Pourquoi nous avoir fait voir tant de choses, pour nous montrer qu'elles sont sans but et incompréhensibles ?
« Dieu ou rien », dit de Sertillanges. Pourquoi rien et qu'est-ce que rien ? Quand rien devient-il possible ?
Le néant n'est concevable qu'à condition de le considérer comme le tout dont il n'est que la négation.
« Dieu ou tout. » Dieu ne peut s'empêcher d'être tout.
Les idées que nous croyons claires ne sont que des idées que nous ne creusons plus.
Si nous savions pourquoi nous sommes ici, il est probable que nous comprendrions encore moins que maintenant que nous ne le savons point.
Savoir qu'on est et savoir pourquoi l'on est, ce serait être Dieu.
Pourquoi Dieu empêcherait-il les morts de nous dire la vérité, s'il y avait une vérité qu'on pût dire, et s'il y avait des morts ?
Mais pourquoi tout se passe-t-il dans une ombre éternelle ?

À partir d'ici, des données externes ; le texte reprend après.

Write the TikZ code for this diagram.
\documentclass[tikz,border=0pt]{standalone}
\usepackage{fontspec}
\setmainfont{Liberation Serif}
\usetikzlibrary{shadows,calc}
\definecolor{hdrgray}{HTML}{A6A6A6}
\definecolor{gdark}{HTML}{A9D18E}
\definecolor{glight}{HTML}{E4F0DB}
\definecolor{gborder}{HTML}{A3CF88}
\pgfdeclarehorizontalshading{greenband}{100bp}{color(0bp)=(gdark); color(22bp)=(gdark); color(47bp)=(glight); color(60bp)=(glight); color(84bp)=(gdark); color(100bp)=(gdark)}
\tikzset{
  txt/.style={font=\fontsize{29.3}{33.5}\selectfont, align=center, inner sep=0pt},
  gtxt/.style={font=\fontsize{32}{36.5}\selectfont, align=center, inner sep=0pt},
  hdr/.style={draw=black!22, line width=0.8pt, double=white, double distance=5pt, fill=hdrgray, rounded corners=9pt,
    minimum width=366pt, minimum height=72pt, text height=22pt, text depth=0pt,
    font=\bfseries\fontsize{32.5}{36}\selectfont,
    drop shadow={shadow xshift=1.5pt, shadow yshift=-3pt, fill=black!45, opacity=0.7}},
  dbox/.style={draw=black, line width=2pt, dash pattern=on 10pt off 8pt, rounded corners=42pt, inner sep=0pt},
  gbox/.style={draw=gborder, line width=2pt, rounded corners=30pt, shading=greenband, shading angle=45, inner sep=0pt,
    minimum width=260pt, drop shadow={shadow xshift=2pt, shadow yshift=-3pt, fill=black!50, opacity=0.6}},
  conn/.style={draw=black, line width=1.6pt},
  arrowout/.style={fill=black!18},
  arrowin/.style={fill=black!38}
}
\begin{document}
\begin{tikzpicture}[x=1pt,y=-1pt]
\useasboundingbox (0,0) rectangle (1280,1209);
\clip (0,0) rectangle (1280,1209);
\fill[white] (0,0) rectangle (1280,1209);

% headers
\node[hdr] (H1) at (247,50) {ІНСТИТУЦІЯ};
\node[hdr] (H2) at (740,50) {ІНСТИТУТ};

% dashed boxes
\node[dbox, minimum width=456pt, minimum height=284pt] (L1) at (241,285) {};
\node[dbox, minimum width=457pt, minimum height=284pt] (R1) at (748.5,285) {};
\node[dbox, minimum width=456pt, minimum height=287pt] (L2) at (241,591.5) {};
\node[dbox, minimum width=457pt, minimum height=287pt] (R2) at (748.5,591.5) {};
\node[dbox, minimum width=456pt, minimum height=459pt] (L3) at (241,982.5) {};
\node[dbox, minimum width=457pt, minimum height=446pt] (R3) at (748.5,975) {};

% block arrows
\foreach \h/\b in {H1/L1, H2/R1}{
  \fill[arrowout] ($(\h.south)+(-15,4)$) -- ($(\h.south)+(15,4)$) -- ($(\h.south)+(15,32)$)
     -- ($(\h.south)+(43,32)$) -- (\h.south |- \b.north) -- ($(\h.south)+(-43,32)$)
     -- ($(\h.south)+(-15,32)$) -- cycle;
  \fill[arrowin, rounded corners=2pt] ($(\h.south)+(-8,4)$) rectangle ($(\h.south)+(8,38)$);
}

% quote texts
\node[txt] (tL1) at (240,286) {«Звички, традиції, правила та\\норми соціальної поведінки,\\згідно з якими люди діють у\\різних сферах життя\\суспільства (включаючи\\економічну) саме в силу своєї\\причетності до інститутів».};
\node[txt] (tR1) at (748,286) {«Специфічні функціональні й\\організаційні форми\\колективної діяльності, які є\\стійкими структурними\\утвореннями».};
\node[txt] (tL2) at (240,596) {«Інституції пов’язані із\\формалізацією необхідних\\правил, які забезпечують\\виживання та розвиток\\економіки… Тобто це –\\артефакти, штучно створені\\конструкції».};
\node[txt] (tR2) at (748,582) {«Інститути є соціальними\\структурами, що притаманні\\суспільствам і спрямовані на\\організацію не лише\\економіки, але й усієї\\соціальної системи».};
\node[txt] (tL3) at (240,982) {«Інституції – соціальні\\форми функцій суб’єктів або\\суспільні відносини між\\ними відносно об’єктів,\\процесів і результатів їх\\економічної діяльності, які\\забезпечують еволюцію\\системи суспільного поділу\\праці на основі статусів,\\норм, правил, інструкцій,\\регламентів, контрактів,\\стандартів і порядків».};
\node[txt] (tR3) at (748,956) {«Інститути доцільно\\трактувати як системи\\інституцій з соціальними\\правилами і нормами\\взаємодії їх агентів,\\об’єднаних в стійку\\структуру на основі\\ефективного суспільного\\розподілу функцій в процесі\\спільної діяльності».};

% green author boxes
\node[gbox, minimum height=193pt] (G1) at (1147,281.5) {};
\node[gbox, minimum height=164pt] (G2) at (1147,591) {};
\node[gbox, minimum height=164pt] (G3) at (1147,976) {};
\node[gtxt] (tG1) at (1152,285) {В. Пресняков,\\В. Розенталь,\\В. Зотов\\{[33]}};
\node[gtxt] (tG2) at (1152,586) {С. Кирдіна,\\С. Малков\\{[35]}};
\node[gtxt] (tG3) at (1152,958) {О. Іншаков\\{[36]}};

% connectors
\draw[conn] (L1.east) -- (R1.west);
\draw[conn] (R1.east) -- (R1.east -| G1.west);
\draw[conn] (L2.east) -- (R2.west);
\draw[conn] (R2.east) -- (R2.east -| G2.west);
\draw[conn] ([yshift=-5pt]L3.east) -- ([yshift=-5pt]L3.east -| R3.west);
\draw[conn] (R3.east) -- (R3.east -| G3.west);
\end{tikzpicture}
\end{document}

Nul espoir de mieux, puisque le passé et l'avenir furent, sont et seront toujours le présent. Il faut l'accepter tel qu'il est et tâcher de n'y point trouver le malheur.

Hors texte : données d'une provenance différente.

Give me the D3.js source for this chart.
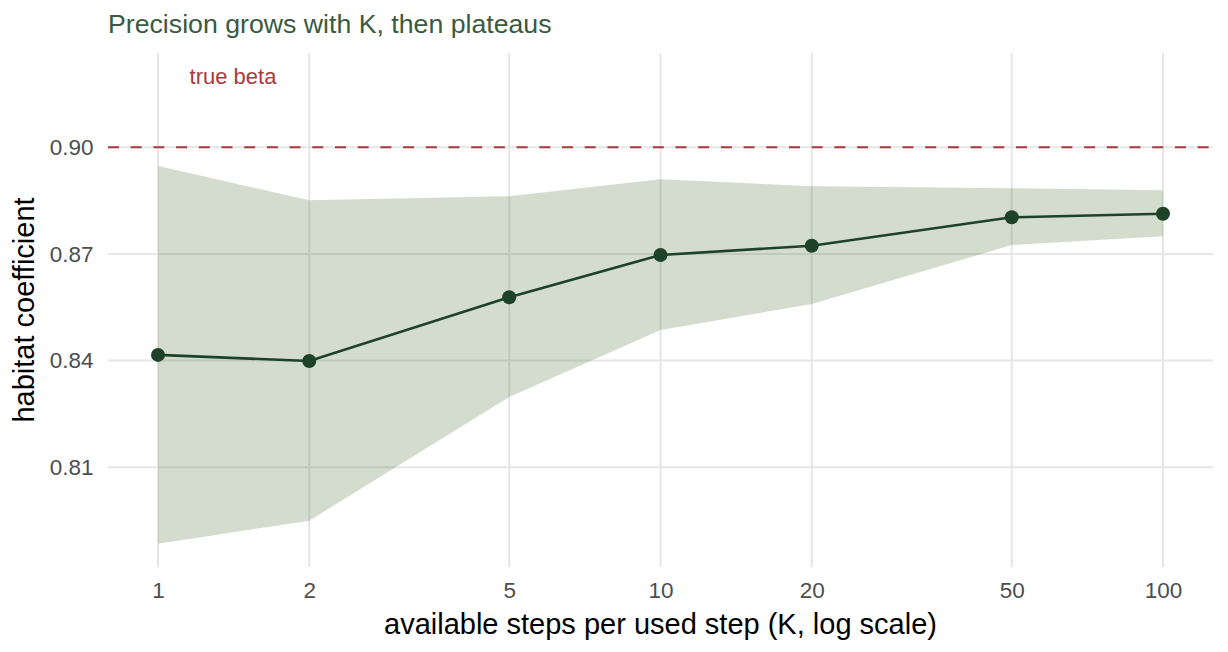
<!DOCTYPE html>
<html>
<head>
<meta charset="utf-8">
<script src="https://cdn.jsdelivr.net/npm/d3@7"></script>
<style>
  html, body { margin: 0; padding: 0; background: #ffffff; }
  svg { display: block; font-family: "Liberation Sans", Arial, Helvetica, sans-serif; }
</style>
</head>
<body>
<svg id="chart" width="1228" height="652"></svg>
<script>
// ---- data ----
const kValues   = [1, 2, 5, 10, 20, 50, 100];
const estimate  = [0.8416, 0.8399, 0.8578, 0.8697, 0.8723, 0.8803, 0.8813];
const upper     = [0.8947, 0.8851, 0.8862, 0.8910, 0.8890, 0.8885, 0.8879];
const lower     = [0.7885, 0.7950, 0.8298, 0.8486, 0.8559, 0.8725, 0.8750];
const xTicks    = [1, 2, 5, 10, 20, 50, 100];
const yTicks    = [0.81, 0.84, 0.87, 0.90];
const trueBeta  = 0.90;
const labelPos  = { k: 1.41, v: 0.92 };

const titleText = "Precision grows with K, then plateaus";
const xTitle    = "available steps per used step (K, log scale)";
const yTitle    = "habitat coefficient";

// ---- layout ----
const svg = d3.select("#chart");
const panel = { left: 108, right: 1213, top: 53, bottom: 567 };

const x = d3.scaleLog().domain([1, 100]).range([158, 1163]);
const y = d3.scaleLinear().domain([0.78196, 0.9265]).range([panel.bottom, panel.top]);

const data = kValues.map((k, i) => ({ k, est: estimate[i], lo: lower[i], hi: upper[i] }));

// grid
const grid = svg.append("g");
grid.selectAll("line.h").data(yTicks).enter().append("line")
  .attr("x1", panel.left).attr("x2", panel.right)
  .attr("y1", d => y(d)).attr("y2", d => y(d))
  .attr("stroke", "#e6e6e6").attr("stroke-width", 2);
grid.selectAll("line.v").data(xTicks).enter().append("line")
  .attr("x1", d => x(d)).attr("x2", d => x(d))
  .attr("y1", panel.top).attr("y2", panel.bottom)
  .attr("stroke", "#e6e6e6").attr("stroke-width", 2);

// ribbon
const area = d3.area().x(d => x(d.k)).y0(d => y(d.lo)).y1(d => y(d.hi));
svg.append("path").datum(data).attr("d", area)
  .attr("fill", "#4f7337").attr("fill-opacity", 0.25);

// true beta line
svg.append("line")
  .attr("x1", panel.left).attr("x2", panel.right)
  .attr("y1", y(trueBeta)).attr("y2", y(trueBeta))
  .attr("stroke", "#a83a3a").attr("stroke-width", 2.2)
  .attr("stroke-dasharray", "11,11.7");

svg.append("text")
  .attr("x", x(labelPos.k)).attr("y", y(labelPos.v))
  .attr("text-anchor", "middle").attr("dominant-baseline", "central")
  .attr("fill", "#a83a3a").attr("font-size", 22)
  .text("true beta");

// line + points
const line = d3.line().x(d => x(d.k)).y(d => y(d.est));
svg.append("path").datum(data).attr("d", line)
  .attr("fill", "none").attr("stroke", "#1e4228").attr("stroke-width", 2.6);
svg.selectAll("circle.pt").data(data).enter().append("circle")
  .attr("cx", d => x(d.k)).attr("cy", d => y(d.est)).attr("r", 7)
  .attr("fill", "#1e4228");

// axes (text only, like theme_minimal)
const xAxis = d3.axisBottom(x).tickValues(xTicks).tickFormat(d3.format("d")).tickSize(0).tickPadding(0);
const gx = svg.append("g").attr("transform", `translate(0,${panel.bottom})`).call(xAxis);
gx.select(".domain").remove();
gx.selectAll("text").attr("font-size", 22.5).attr("fill", "#4d4d4d")
  .attr("font-family", "Liberation Sans, Arial, sans-serif")
  .attr("dy", null).attr("y", 31);

const yAxis = d3.axisLeft(y).tickValues(yTicks).tickFormat(d3.format(".2f")).tickSize(0).tickPadding(0);
const gy = svg.append("g").attr("transform", `translate(93.5,0)`).call(yAxis);
gy.select(".domain").remove();
gy.selectAll("text").attr("font-size", 22.5).attr("fill", "#4d4d4d")
  .attr("font-family", "Liberation Sans, Arial, sans-serif");

// titles
svg.append("text").attr("x", 108).attr("y", 33)
  .attr("font-size", 26.7).attr("fill", "#3a5a40").text(titleText);

svg.append("text").attr("x", (panel.left + panel.right) / 2).attr("y", 634)
  .attr("text-anchor", "middle").attr("font-size", 29).attr("fill", "#000")
  .text(xTitle);

svg.append("text")
  .attr("transform", `translate(34,${(panel.top + panel.bottom) / 2}) rotate(-90)`)
  .attr("text-anchor", "middle").attr("font-size", 29).attr("fill", "#000")
  .text(yTitle);
</script>
</body>
</html>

Vivre dans l'incertain et le provisoire, tout en sachant fort bien qu'on est dans le certain et l'éternel.
Le jour que je mourrai, j'ignorerai tout ce qui se passera comme je l'ignorais le jour que je suis né. N'est-ce pas le même événement ?
Il ne compterait point s'il n'y avait pas de comptes à rendre. Mais à qui en rendrait-on ? Et pourquoi des comptes ? Pour quelques niaiseries qui ne comptent pas ?

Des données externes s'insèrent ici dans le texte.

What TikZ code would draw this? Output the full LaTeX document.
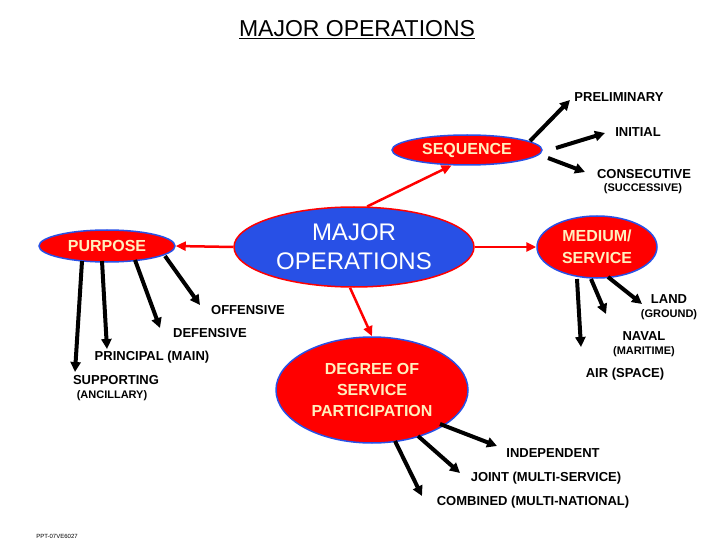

Apprendre à se dire : tout ce qui m'advient, n'advient pas à moi, passe à côté de moi, ne me regarde point. Pourquoi serait-ce moi ? Pourquoi serait-on sûr qu'on existe ? Cela tient à si peu de chose.
Nous tenons avant tout à ce que nous appelons notre personnalité, notre moi, comme s'ils n'étaient pas une poignée de poussière qui se perd dans l'espace dès que la mort nous ouvre les mains.
Il est probable que si l'on pouvait, comme le fait le cinéma, accélérer le temps, transformer les siècles en secondes, nous serions étonnés de voir le même homme constamment reparaître et faire les mêmes gestes. Nous aurions très nettement l'impression qu'il ne meurt que pour revivre, ou plutôt qu'il ne meurt jamais réellement, mais espace simplement ses présences.